Following the debugging technique of "imagine how something might
happen, then go confirm it," here's a story for how the behavior tye
observes might happen. It involves an imagined implemententation of FreeBSD flock(2), and might provide some guidance for someone who cares to dig into the FreeBSD source.
Assume an OS implementation of flock() that either intentionally or inadvertantly gives priority non-blocking requests. That is, a non-blocking flock() request will be satisfied without unblocking other processes that are waiting to aquire a lock, even though the non-blocking request releases its prior lock first. (Ignore whether this is sensible, and just assume that it's coded that way.)

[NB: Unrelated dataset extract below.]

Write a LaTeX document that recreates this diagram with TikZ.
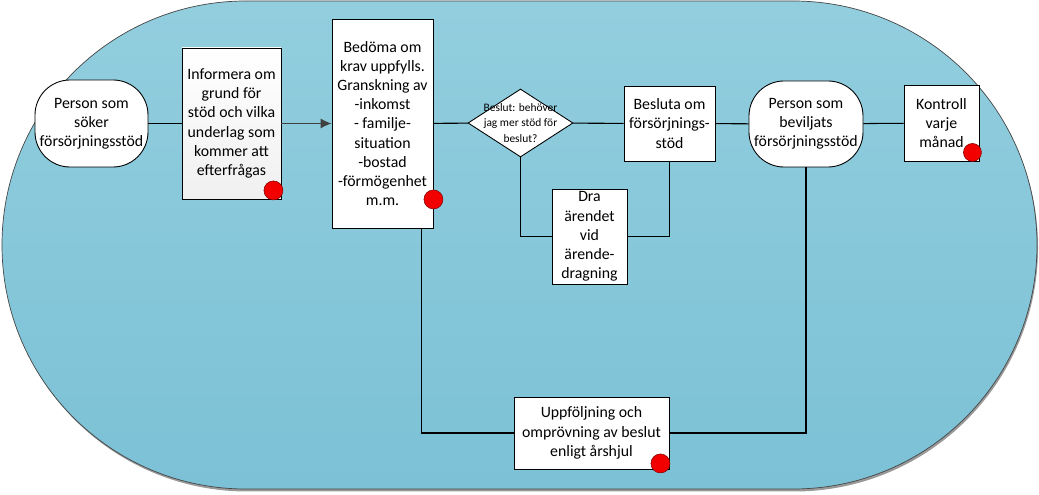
\documentclass[tikz,border=0pt]{standalone}
\usepackage{fontspec}
\setmainfont{Carlito}
\usetikzlibrary{arrows.meta,shapes.geometric}
\definecolor{poolTop}{RGB}{146,206,222}
\definecolor{poolBot}{RGB}{124,193,214}
\definecolor{rimGray}{RGB}{70,70,70}

\begin{document}
\begin{tikzpicture}[>=Latex, font=\fontsize{9}{10.9}\selectfont,
  box/.style={draw, fill=white, align=center, inner sep=0pt, line width=0.5pt},
  term/.style={box, rounded corners=0.7cm},
  choice/.style={draw, fill=white, diamond, inner sep=0pt, line width=0.5pt},
  flag/.style={circle, fill=red!95!black, draw=red!50!black, line width=0.3pt,
    minimum size=0.38cm, inner sep=0pt},
  link/.style={line width=0.6pt}]
\useasboundingbox (0,0) rectangle (20.78,9.90);
% --- Background pool ---
\fill[black!40, rounded corners=4.879cm] (0.07,0.07) rectangle (20.76,9.83);
\shade[top color=poolTop, bottom color=poolBot, draw=rimGray, line width=0.4pt,
  rounded corners=4.879cm] (0.04,0.12) rectangle (20.74,9.88);

% --- Main row ---
\node[term, minimum width=2.26cm, minimum height=1.74cm] (start) at (1.83,7.43)
  {Person som\\söker\\försörjningsstöd};
\node[box, top color=white, bottom color=black!6, minimum width=1.98cm,
  minimum height=3.02cm] (inform) at (4.63,7.43)
  {Informera om\\grund för\\stöd och vilka\\underlag som\\kommer att\\efterfrågas};
\node[box, minimum width=2.02cm, minimum height=4.18cm] (assess) at (7.65,7.43)
  {Bedöma om\\krav uppfylls.\\Granskning av\\-inkomst\\- familje-\\situation\\-bostad\\-förmögenhet\\m.m.};
\node[choice, minimum width=2.10cm, minimum height=1.36cm] (ask) at (10.41,7.44) {};
\node[align=center, font=\fontsize{6.5}{8.6}\selectfont] (asktext) at (ask.center)
  {Beslut: behöver\\jag mer stöd för\\beslut?};
\node[box, minimum width=1.82cm, minimum height=1.50cm] (decide) at (13.39,7.43)
  {Besluta om\\försörjnings-\\stöd};
\node[box, minimum width=1.50cm, minimum height=1.90cm] (defer) at (11.79,5.17)
  {Dra\\ärendet\\vid\\ärende-\\dragning};
\node[term, minimum width=2.28cm, minimum height=1.72cm] (granted) at (16.12,7.42)
  {Person som\\beviljats\\försörjningsstöd};
\node[box, minimum width=1.50cm, minimum height=1.52cm] (monthly) at (18.83,7.44)
  {Kontroll\\varje\\månad};
% --- Follow-up ---
\node[box, minimum width=3.10cm, minimum height=1.44cm] (review) at (11.83,1.24)
  {Uppföljning och\\omprövning av beslut\\enligt årshjul};

% --- Connectors ---
\draw[link] (start) -- (inform);
\draw[link, black!75, -{Latex[length=2.2mm, width=2mm]}] (inform) -- (assess);
\draw[link] (assess) -- (ask);
\draw[link] (ask) -- (decide);
\draw[link] (ask.south) |- (defer.west);
\draw[link] (defer.east) -| (decide.south);
\draw[link] (decide) -- (granted);
\draw[link] (granted) -- (monthly);
\draw[link] (granted.south) |- (review.east);
\draw[link] ([xshift=-0.24cm]assess.south east) |- (review.west);

% --- Red markers ---
\node[flag] (informflag) at ([shift={(-0.16,0.18)}]inform.south east) {};
\node[flag] (assessflag) at ([yshift=0.58cm]assess.south east) {};
\node[flag, minimum size=0.36cm] (monthlyflag) at ([shift={(-0.14,0.18)}]monthly.south east) {};
\node[flag] (reviewflag) at ([shift={(-0.18,0.12)}]review.south east) {};
\end{tikzpicture}
\end{document}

Now consider this scenerio: Process A holds a shared lock on F. Process B blocks on a blocking requests to acquire an exclusive lock. Process A makes a non-blocking request to "upgrade" its lock to exclusive. Now, according to the flock(2) man page, this means releasing the shared lock first. But, since the request is a non-blocking one, and since the flock() routine is coded to give priority to non-blocking requests, process A acquires an exclusive lock, even though B was waiting first. B is still blocked. Following the same logic, A can then repetitively "downgrade" the lock to shared, and upgrade to exclusive, all without unblocking B. B is starved until either A makes a blocking flock() request, or A releases the lock by an explicit close or by process termination.
This is how it might happen, given the code tye provides. Can someone with access to FreeBSD sources (and the will to use them) confirm whether this is what's going on?